O aparecimento do jornalismo noticioso

O aparecimento do Diário de Notícias, em 1864, criou uma nova dinâmica no panorama jornalístico português. Tratava-se de um jornal diário, barato e que relatava cenas do quotidiano.

Era um jornal diferente dos restantes jornais portugueses de então, nos conteúdos noticiosos, no estilo claro, conciso e simples) na forma, nomeadamente no aspeto com paginação a quatro colunas, na dimensão sensivelmente semelhante aos tabloides da época, e ainda no preço – dez reis por exemplar, menor ainda quando vendido por assinatura.

 

 

Esta renovada e contemporânea perspetiva do jornalismo noticioso e generalista propunha-se a ser neutro, independente e dirigido a toda a população.

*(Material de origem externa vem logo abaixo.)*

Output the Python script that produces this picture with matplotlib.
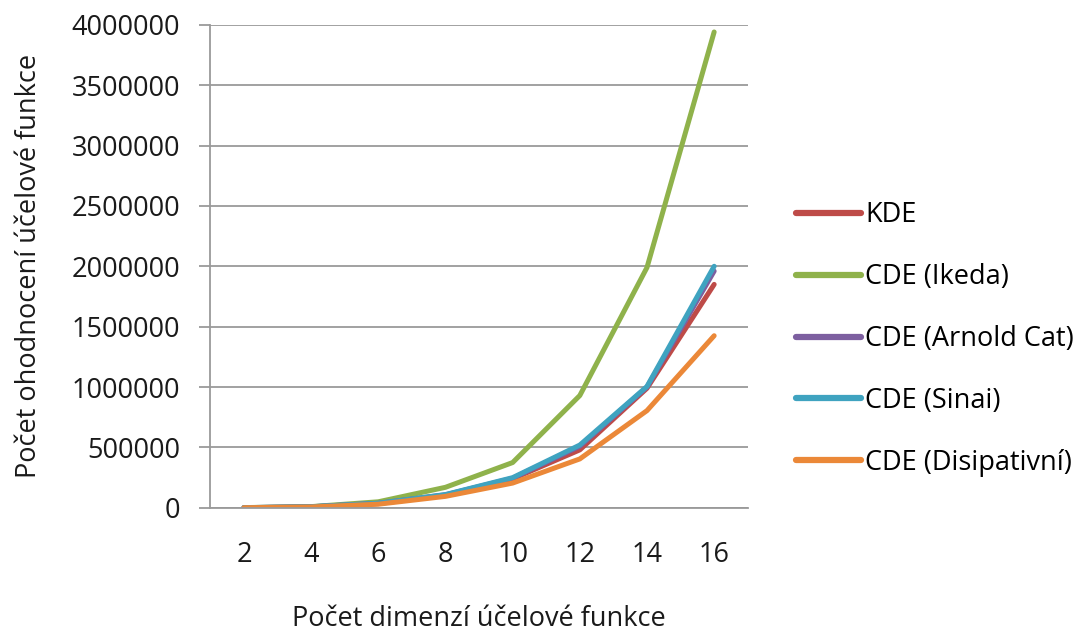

Na primeira página do primeiro número anunciavam:

«O Diário de Notícias - o seu título o está dizendo - será uma compilação cuidadosa de todas as notícias do dia, de todos os países, e de todas as especialidades, um noticiário universal. Em estilo fácil, e com a maior concisão, informará o leitor de todas as ocorrências interessantes, assim de Portugal como das demais nações, reproduzindo à última hora todas as novidades políticas, científicas, artísticas, literárias, comerciais, industriais, agrícolas, criminais e estatísticas, etc. Eliminando o artigo de fundo, não discute política, nem sustenta polémica».

 

Em 1870, três anos depois do seu manifesto no Distrito de Évora, Eça de Queiroz, aceitou um desafio proposto pelo diretor do Diário de Notícias, Eduardo Coelho, e escreveu uma série de quatro reportagens para este jornal relatando a inauguração da rota do Canal de Suez. Do acontecimento à publicação da reportagem passaram dois meses, mas nem isso demoveu o interesse dos leitores na estória contada ao pormenor pelo «enviado especial».

«Port Said, cheio de gente, coberto de bandeiras, todo ruidoso dos tiros dos canhões e dos urras da marinhagem, tendo no seu porto as esquadras da Europa, cheio de flâmulas, de arcos, de flores, de músicas, de cafés improvisados, de barracas de acampamento, de uniformes, tinha um belo e poderoso aspeto de vida. A baía de Port Said estava triunfante. Era o primeiro dia das festas».

Depois do Diário de Notícias, a intenção comercial e a ambição informativa da imprensa alastraram-se. O público estava ávido de notícias relevantes e interessantes, como prova a fundação de vários jornais dentro da mesma linha editorial noticiosa, como oDiário Popular (Lisboa, 1866) e o Jornal de Notícias (de 1888), do Porto.

A imprensa da época contou, posteriormente, com um importante auxílio: o telégrafo. Surgiram, então, as agências noticiosas. A Agência Havas, a Reuters, a Wolff, a Agence France-Presse e a Agenzia Stefani foram criadas no século XIX.

O Jornalismo português nasceu sob a influência europeia, em particular da França. As guerras napoleónicas e o liberalismo ditaram a abertura ao modelo britânico de Jornalismo, assente no princípio da liberdade de imprensa.